SUPPLIED RECORDS
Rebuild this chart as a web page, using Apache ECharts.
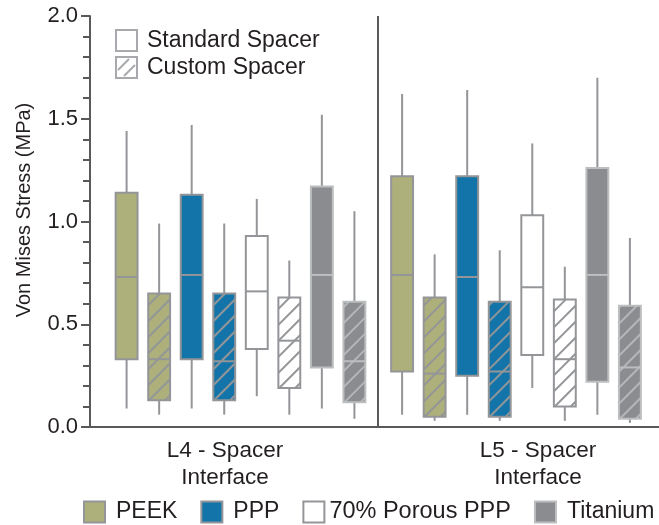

* * *

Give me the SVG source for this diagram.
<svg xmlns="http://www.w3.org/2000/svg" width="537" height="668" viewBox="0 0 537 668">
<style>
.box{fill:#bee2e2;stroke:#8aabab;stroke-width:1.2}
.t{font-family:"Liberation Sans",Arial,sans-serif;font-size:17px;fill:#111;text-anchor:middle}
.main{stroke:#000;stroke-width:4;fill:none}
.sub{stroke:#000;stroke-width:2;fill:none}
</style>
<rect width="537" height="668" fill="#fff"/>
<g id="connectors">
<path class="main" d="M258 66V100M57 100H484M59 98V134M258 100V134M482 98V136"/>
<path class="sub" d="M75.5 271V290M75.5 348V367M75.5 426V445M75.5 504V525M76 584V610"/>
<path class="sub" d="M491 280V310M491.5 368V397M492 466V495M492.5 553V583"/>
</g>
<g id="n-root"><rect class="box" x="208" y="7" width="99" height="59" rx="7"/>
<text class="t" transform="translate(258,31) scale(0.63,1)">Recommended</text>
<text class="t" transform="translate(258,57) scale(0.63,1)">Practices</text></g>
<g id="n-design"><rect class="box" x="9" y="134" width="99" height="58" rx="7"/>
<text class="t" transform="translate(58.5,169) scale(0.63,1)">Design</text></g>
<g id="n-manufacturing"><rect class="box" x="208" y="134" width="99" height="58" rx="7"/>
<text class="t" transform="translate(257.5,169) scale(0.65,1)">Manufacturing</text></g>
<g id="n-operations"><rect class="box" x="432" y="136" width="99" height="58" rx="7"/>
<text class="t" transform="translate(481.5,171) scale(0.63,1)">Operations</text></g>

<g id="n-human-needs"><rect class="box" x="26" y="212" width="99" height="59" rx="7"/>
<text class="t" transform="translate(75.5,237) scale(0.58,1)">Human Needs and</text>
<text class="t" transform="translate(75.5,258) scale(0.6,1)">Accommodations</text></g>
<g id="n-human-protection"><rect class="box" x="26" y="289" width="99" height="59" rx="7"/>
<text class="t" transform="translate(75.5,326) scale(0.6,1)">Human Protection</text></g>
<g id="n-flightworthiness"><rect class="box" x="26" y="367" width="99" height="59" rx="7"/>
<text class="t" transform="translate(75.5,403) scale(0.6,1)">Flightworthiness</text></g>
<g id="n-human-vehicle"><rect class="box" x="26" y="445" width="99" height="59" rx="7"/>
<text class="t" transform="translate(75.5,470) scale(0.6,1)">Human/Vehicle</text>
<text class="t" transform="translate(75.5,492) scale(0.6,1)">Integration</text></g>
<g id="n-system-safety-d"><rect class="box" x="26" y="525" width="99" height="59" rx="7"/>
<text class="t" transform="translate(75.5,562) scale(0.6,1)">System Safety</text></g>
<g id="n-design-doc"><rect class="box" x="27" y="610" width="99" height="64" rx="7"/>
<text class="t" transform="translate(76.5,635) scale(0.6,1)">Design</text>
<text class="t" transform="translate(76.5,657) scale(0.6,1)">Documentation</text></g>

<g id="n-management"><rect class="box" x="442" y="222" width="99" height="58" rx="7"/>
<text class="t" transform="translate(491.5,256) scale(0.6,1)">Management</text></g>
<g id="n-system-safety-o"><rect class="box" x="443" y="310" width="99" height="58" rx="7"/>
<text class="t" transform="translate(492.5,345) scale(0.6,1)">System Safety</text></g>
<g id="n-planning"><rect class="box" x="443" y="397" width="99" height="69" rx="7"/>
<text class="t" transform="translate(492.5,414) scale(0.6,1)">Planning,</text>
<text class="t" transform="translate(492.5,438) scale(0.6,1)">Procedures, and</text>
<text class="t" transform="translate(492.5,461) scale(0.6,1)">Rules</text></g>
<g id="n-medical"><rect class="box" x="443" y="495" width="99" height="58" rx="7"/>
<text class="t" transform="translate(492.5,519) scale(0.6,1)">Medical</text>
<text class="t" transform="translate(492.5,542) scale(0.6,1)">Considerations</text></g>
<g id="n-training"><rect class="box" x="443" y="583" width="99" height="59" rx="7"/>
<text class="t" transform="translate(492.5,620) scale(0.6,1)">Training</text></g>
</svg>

WHAT IS ASKED
Copy out every line where the word "this" occurs.

SOLUTION TO THE PROBLEM
Rebuild this chart as a web page, using Apache ECharts.
Give me the SVG source for this diagram.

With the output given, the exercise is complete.